- MATERIAL PROVIDED
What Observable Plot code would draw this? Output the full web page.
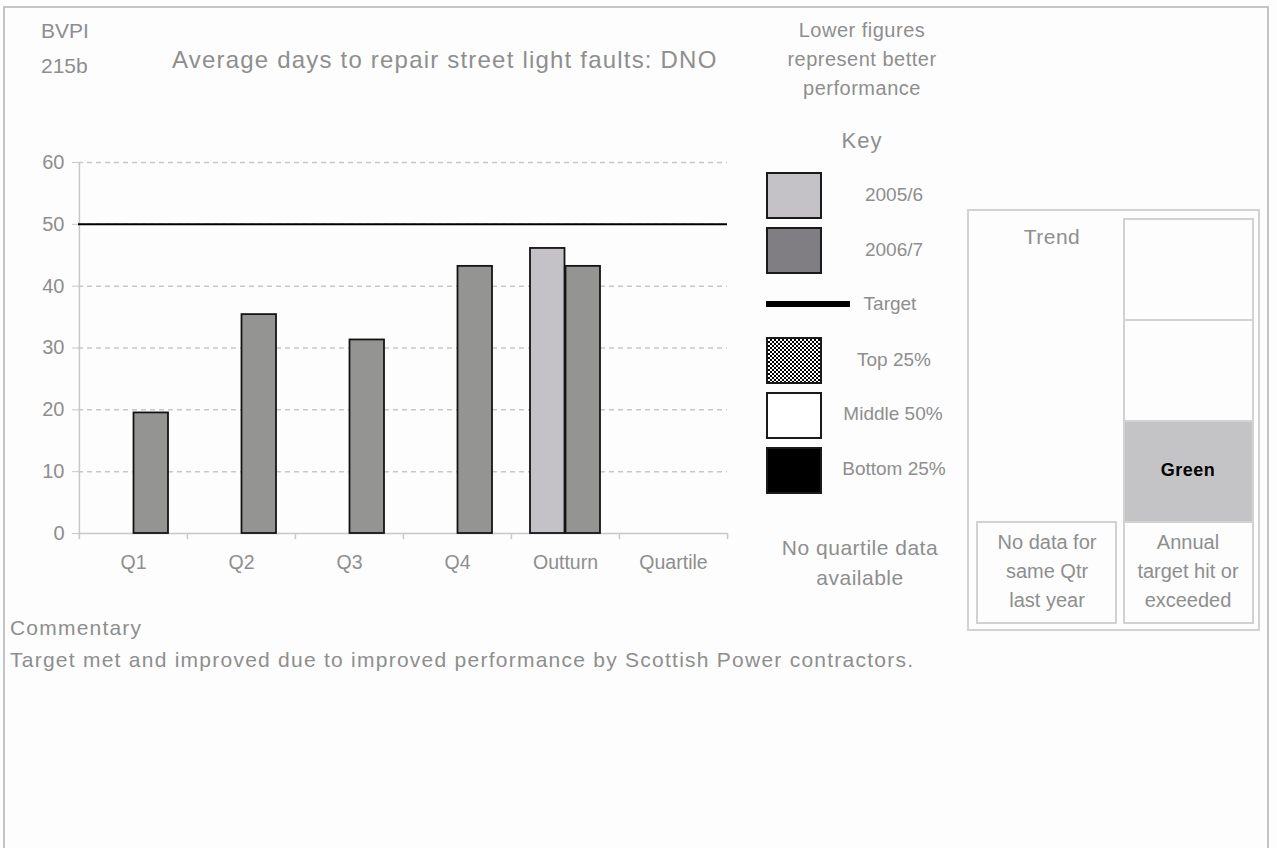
<!DOCTYPE html>
<html>
<head>
<meta charset="utf-8">
<script src="https://cdn.jsdelivr.net/npm/d3@7"></script>
<script src="https://cdn.jsdelivr.net/npm/@observablehq/plot@0.6"></script>
<style>
  html, body { margin: 0; padding: 0; background: #ffffff; }
  #page { position: relative; width: 1277px; height: 848px; overflow: hidden;
          font-family: "Liberation Sans", Arial, sans-serif; color: #8e8e8e; background: #fdfdfd; }
  .abs { position: absolute; white-space: nowrap; }
  .c { text-align: center; }
  .frame { position: absolute; left: 3px; top: 6px; width: 1266px; height: 900px;
           border: 2px solid #c4c4c4; box-sizing: border-box; }
  .sw { position: absolute; box-sizing: border-box; border: 2px solid #1a1a1a; }
  .box { position: absolute; box-sizing: border-box; border: 2px solid #d2d2d2; }
  #chart { position: absolute; left: 0; top: 0; }
</style>
</head>
<body>
<div id="page">
  <div class="frame"></div>
  <div id="chart"></div>
</div>
<script>
// ---------- data ----------
const categories = ["Q1", "Q2", "Q3", "Q4", "Outturn", "Quartile"];
const seriesNames = ["2005/6", "2006/7"];
const values2005 = [null, null, null, null, 46.1, null];
const values2006 = [19.5, 35.4, 31.3, 43.2, 43.2, null];
const targetValue = 50;
const yTicks = [0, 10, 20, 30, 40, 50, 60];
const keyLabels = ["2005/6", "2006/7", "Target", "Top 25%", "Middle 50%", "Bottom 25%"];
const titleCode = ["BVPI", "215b"];
const titleText = "Average days to repair street light faults: DNO";
const noteLines = ["Lower figures", "represent better", "performance"];
const quartileNote = ["No quartile data", "available"];
const trendTitle = "Trend";
const trendStatus = "Green";
const trendNoteLeft = ["No data for", "same Qtr", "last year"];
const trendNoteRight = ["Annual", "target hit or", "exceeded"];
const commentaryTitle = "Commentary";
const commentaryText = "Target met and improved due to improved performance by Scottish Power contractors.";

// ---------- chart ----------
const W = 740, H = 590, mL = 78, mR = 13, mT = 162, mB = 57;
const bw = (W - mL - mR) / categories.length;
const d2005 = categories.map((c, i) => ({cat: c, value: values2005[i]})).filter(d => d.value != null);
const d2006 = categories.map((c, i) => ({cat: c, value: values2006[i]})).filter(d => d.value != null);
const grid = "#c8c8c8", txt = "#8e8e8e";

const chart = Plot.plot({
  width: W, height: H, marginLeft: mL, marginRight: mR, marginTop: mT, marginBottom: mB,
  style: {background: "transparent", fontFamily: "'Liberation Sans', Arial, sans-serif", overflow: "visible"},
  x: {type: "band", domain: categories, padding: 0},
  y: {domain: [0, 60]},
  marks: [
    Plot.ruleY(yTicks.filter(t => t > 0), {stroke: grid, strokeWidth: 1.5, strokeDasharray: "5,4"}),
    Plot.ruleY([0], {stroke: grid, strokeWidth: 1.5}),
    Plot.ruleX([categories[0]], {x: d => d, dx: -bw / 2, stroke: grid, strokeWidth: 1.5}),
    Plot.ruleX(categories, {x: d => d, dx: -bw / 2, y1: 0, y2: 0, insetBottom: -6, stroke: grid, strokeWidth: 1.5}),
    Plot.ruleX([categories[categories.length - 1]], {x: d => d, dx: bw / 2, y1: 0, y2: 0, insetBottom: -6, stroke: grid, strokeWidth: 1.5}),
    Plot.barY(d2005, {x: "cat", y: "value", fill: "#c4c2c6", stroke: "#141414", strokeWidth: 1.8, insetLeft: 19, insetRight: 54.5}),
    Plot.barY(d2006, {x: "cat", y: "value", fill: "#949592", stroke: "#141414", strokeWidth: 1.8, insetLeft: 54.5, insetRight: 19}),
    Plot.ruleY([targetValue], {stroke: "#000", strokeWidth: 2}),
    Plot.axisY({ticks: yTicks, tickSize: 6, tickPadding: 8, stroke: grid, fill: txt, fontSize: 20, label: null}),
    Plot.axisX({tickSize: 0, tickPadding: 22, fill: txt, fontSize: 19.5, label: null})
  ]
});
document.getElementById("chart").appendChild(chart);

// ---------- html overlays ----------
const page = document.getElementById("page");
function text(str, {x, y, size = 20, center = false, w = 300, ls = 0, color = txt, weight = "normal"}) {
  const d = document.createElement("div");
  d.className = "abs" + (center ? " c" : "");
  d.textContent = str;
  d.style.fontSize = size + "px";
  d.style.lineHeight = "24px";
  d.style.top = (y - 12) + "px";
  d.style.letterSpacing = ls + "px";
  d.style.color = color;
  d.style.fontWeight = weight;
  if (center) { d.style.left = (x - w / 2) + "px"; d.style.width = w + "px"; }
  else d.style.left = x + "px";
  page.appendChild(d);
  return d;
}
function rect(cls, x, y, w, h, bg) {
  const d = document.createElement("div");
  d.className = cls;
  d.style.left = x + "px"; d.style.top = y + "px";
  d.style.width = w + "px"; d.style.height = h + "px";
  if (bg) d.style.background = bg;
  page.appendChild(d);
  return d;
}

// title block
text(titleCode[0], {x: 41, y: 31, size: 21});
text(titleCode[1], {x: 41, y: 66, size: 21});
text(titleText, {x: 172, y: 60, size: 24, ls: 1.2});

// note
noteLines.forEach((s, i) => text(s, {x: 862, y: 30 + i * 29, size: 20, center: true, ls: 0.5}));
text("Key", {x: 862, y: 141, size: 22, center: true, ls: 1});

// key swatches
rect("sw", 766, 172, 56, 47, "#c4c2c6");
rect("sw", 766, 227, 56, 47, "#807e82");
rect("abs", 766, 301, 84, 6, "#000");
const chk = rect("sw", 766, 337, 56, 47, "#fff");
chk.style.background = "repeating-conic-gradient(#000 0 25%, #fff 0 50%) 0 0/4px 4px";
rect("sw", 766, 392, 56, 47, "#fff");
rect("sw", 766, 447, 56, 47, "#000");
const keyY = [195, 250, 304, 360, 414, 469];
const keyX = [894, 894, 890, 894, 893, 894];
keyLabels.forEach((s, i) => text(s, {x: keyX[i], y: keyY[i], size: 19, center: true, w: 140}));

quartileNote.forEach((s, i) => text(s, {x: 860, y: 548 + i * 30, size: 21, center: true, ls: 0.5}));

// trend panel
rect("box", 967, 209, 293, 422);
text(trendTitle, {x: 1052, y: 237, size: 21, center: true, ls: 0.5});
rect("box", 1123, 218, 131, 103);
rect("box", 1123, 319, 131, 103);
rect("box", 1123, 420, 131, 103, "#c4c3c6");
rect("box", 1123, 521, 131, 103);
rect("box", 976, 521, 141, 103);
text(trendStatus, {x: 1188, y: 470, size: 18, center: true, color: "#000", weight: "bold", ls: 0.5});
trendNoteLeft.forEach((s, i) => text(s, {x: 1047, y: 542 + i * 29, size: 20, center: true}));
trendNoteRight.forEach((s, i) => text(s, {x: 1188, y: 542 + i * 29, size: 20, center: true}));

// commentary
text(commentaryTitle, {x: 10, y: 628, size: 21, ls: 1.2});
text(commentaryText, {x: 10, y: 660, size: 21, ls: 1.25});
</script>
</body>
</html>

- AIM
Set down the material above as is, without any pictures.

- EXPECTED OUTPUT
What Observable Plot code would draw this? Output the full web page.
<!DOCTYPE html>
<html>
<head>
<meta charset="utf-8">
<script src="https://cdn.jsdelivr.net/npm/d3@7"></script>
<script src="https://cdn.jsdelivr.net/npm/@observablehq/plot@0.6"></script>
<style>
  html, body { margin: 0; padding: 0; background: #ffffff; }
  #page { position: relative; width: 1277px; height: 848px; overflow: hidden;
          font-family: "Liberation Sans", Arial, sans-serif; color: #8e8e8e; background: #fdfdfd; }
  .abs { position: absolute; white-space: nowrap; }
  .c { text-align: center; }
  .frame { position: absolute; left: 3px; top: 6px; width: 1266px; height: 900px;
           border: 2px solid #c4c4c4; box-sizing: border-box; }
  .sw { position: absolute; box-sizing: border-box; border: 2px solid #1a1a1a; }
  .box { position: absolute; box-sizing: border-box; border: 2px solid #d2d2d2; }
  #chart { position: absolute; left: 0; top: 0; }
</style>
</head>
<body>
<div id="page">
  <div class="frame"></div>
  <div id="chart"></div>
</div>
<script>
// ---------- data ----------
const categories = ["Q1", "Q2", "Q3", "Q4", "Outturn", "Quartile"];
const seriesNames = ["2005/6", "2006/7"];
const values2005 = [null, null, null, null, 46.1, null];
const values2006 = [19.5, 35.4, 31.3, 43.2, 43.2, null];
const targetValue = 50;
const yTicks = [0, 10, 20, 30, 40, 50, 60];
const keyLabels = ["2005/6", "2006/7", "Target", "Top 25%", "Middle 50%", "Bottom 25%"];
const titleCode = ["BVPI", "215b"];
const titleText = "Average days to repair street light faults: DNO";
const noteLines = ["Lower figures", "represent better", "performance"];
const quartileNote = ["No quartile data", "available"];
const trendTitle = "Trend";
const trendStatus = "Green";
const trendNoteLeft = ["No data for", "same Qtr", "last year"];
const trendNoteRight = ["Annual", "target hit or", "exceeded"];
const commentaryTitle = "Commentary";
const commentaryText = "Target met and improved due to improved performance by Scottish Power contractors.";

// ---------- chart ----------
const W = 740, H = 590, mL = 78, mR = 13, mT = 162, mB = 57;
const bw = (W - mL - mR) / categories.length;
const d2005 = categories.map((c, i) => ({cat: c, value: values2005[i]})).filter(d => d.value != null);
const d2006 = categories.map((c, i) => ({cat: c, value: values2006[i]})).filter(d => d.value != null);
const grid = "#c8c8c8", txt = "#8e8e8e";

const chart = Plot.plot({
  width: W, height: H, marginLeft: mL, marginRight: mR, marginTop: mT, marginBottom: mB,
  style: {background: "transparent", fontFamily: "'Liberation Sans', Arial, sans-serif", overflow: "visible"},
  x: {type: "band", domain: categories, padding: 0},
  y: {domain: [0, 60]},
  marks: [
    Plot.ruleY(yTicks.filter(t => t > 0), {stroke: grid, strokeWidth: 1.5, strokeDasharray: "5,4"}),
    Plot.ruleY([0], {stroke: grid, strokeWidth: 1.5}),
    Plot.ruleX([categories[0]], {x: d => d, dx: -bw / 2, stroke: grid, strokeWidth: 1.5}),
    Plot.ruleX(categories, {x: d => d, dx: -bw / 2, y1: 0, y2: 0, insetBottom: -6, stroke: grid, strokeWidth: 1.5}),
    Plot.ruleX([categories[categories.length - 1]], {x: d => d, dx: bw / 2, y1: 0, y2: 0, insetBottom: -6, stroke: grid, strokeWidth: 1.5}),
    Plot.barY(d2005, {x: "cat", y: "value", fill: "#c4c2c6", stroke: "#141414", strokeWidth: 1.8, insetLeft: 19, insetRight: 54.5}),
    Plot.barY(d2006, {x: "cat", y: "value", fill: "#949592", stroke: "#141414", strokeWidth: 1.8, insetLeft: 54.5, insetRight: 19}),
    Plot.ruleY([targetValue], {stroke: "#000", strokeWidth: 2}),
    Plot.axisY({ticks: yTicks, tickSize: 6, tickPadding: 8, stroke: grid, fill: txt, fontSize: 20, label: null}),
    Plot.axisX({tickSize: 0, tickPadding: 22, fill: txt, fontSize: 19.5, label: null})
  ]
});
document.getElementById("chart").appendChild(chart);

// ---------- html overlays ----------
const page = document.getElementById("page");
function text(str, {x, y, size = 20, center = false, w = 300, ls = 0, color = txt, weight = "normal"}) {
  const d = document.createElement("div");
  d.className = "abs" + (center ? " c" : "");
  d.textContent = str;
  d.style.fontSize = size + "px";
  d.style.lineHeight = "24px";
  d.style.top = (y - 12) + "px";
  d.style.letterSpacing = ls + "px";
  d.style.color = color;
  d.style.fontWeight = weight;
  if (center) { d.style.left = (x - w / 2) + "px"; d.style.width = w + "px"; }
  else d.style.left = x + "px";
  page.appendChild(d);
  return d;
}
function rect(cls, x, y, w, h, bg) {
  const d = document.createElement("div");
  d.className = cls;
  d.style.left = x + "px"; d.style.top = y + "px";
  d.style.width = w + "px"; d.style.height = h + "px";
  if (bg) d.style.background = bg;
  page.appendChild(d);
  return d;
}

// title block
text(titleCode[0], {x: 41, y: 31, size: 21});
text(titleCode[1], {x: 41, y: 66, size: 21});
text(titleText, {x: 172, y: 60, size: 24, ls: 1.2});

// note
noteLines.forEach((s, i) => text(s, {x: 862, y: 30 + i * 29, size: 20, center: true, ls: 0.5}));
text("Key", {x: 862, y: 141, size: 22, center: true, ls: 1});

// key swatches
rect("sw", 766, 172, 56, 47, "#c4c2c6");
rect("sw", 766, 227, 56, 47, "#807e82");
rect("abs", 766, 301, 84, 6, "#000");
const chk = rect("sw", 766, 337, 56, 47, "#fff");
chk.style.background = "repeating-conic-gradient(#000 0 25%, #fff 0 50%) 0 0/4px 4px";
rect("sw", 766, 392, 56, 47, "#fff");
rect("sw", 766, 447, 56, 47, "#000");
const keyY = [195, 250, 304, 360, 414, 469];
const keyX = [894, 894, 890, 894, 893, 894];
keyLabels.forEach((s, i) => text(s, {x: keyX[i], y: keyY[i], size: 19, center: true, w: 140}));

quartileNote.forEach((s, i) => text(s, {x: 860, y: 548 + i * 30, size: 21, center: true, ls: 0.5}));

// trend panel
rect("box", 967, 209, 293, 422);
text(trendTitle, {x: 1052, y: 237, size: 21, center: true, ls: 0.5});
rect("box", 1123, 218, 131, 103);
rect("box", 1123, 319, 131, 103);
rect("box", 1123, 420, 131, 103, "#c4c3c6");
rect("box", 1123, 521, 131, 103);
rect("box", 976, 521, 141, 103);
text(trendStatus, {x: 1188, y: 470, size: 18, center: true, color: "#000", weight: "bold", ls: 0.5});
trendNoteLeft.forEach((s, i) => text(s, {x: 1047, y: 542 + i * 29, size: 20, center: true}));
trendNoteRight.forEach((s, i) => text(s, {x: 1188, y: 542 + i * 29, size: 20, center: true}));

// commentary
text(commentaryTitle, {x: 10, y: 628, size: 21, ls: 1.2});
text(commentaryText, {x: 10, y: 660, size: 21, ls: 1.25});
</script>
</body>
</html>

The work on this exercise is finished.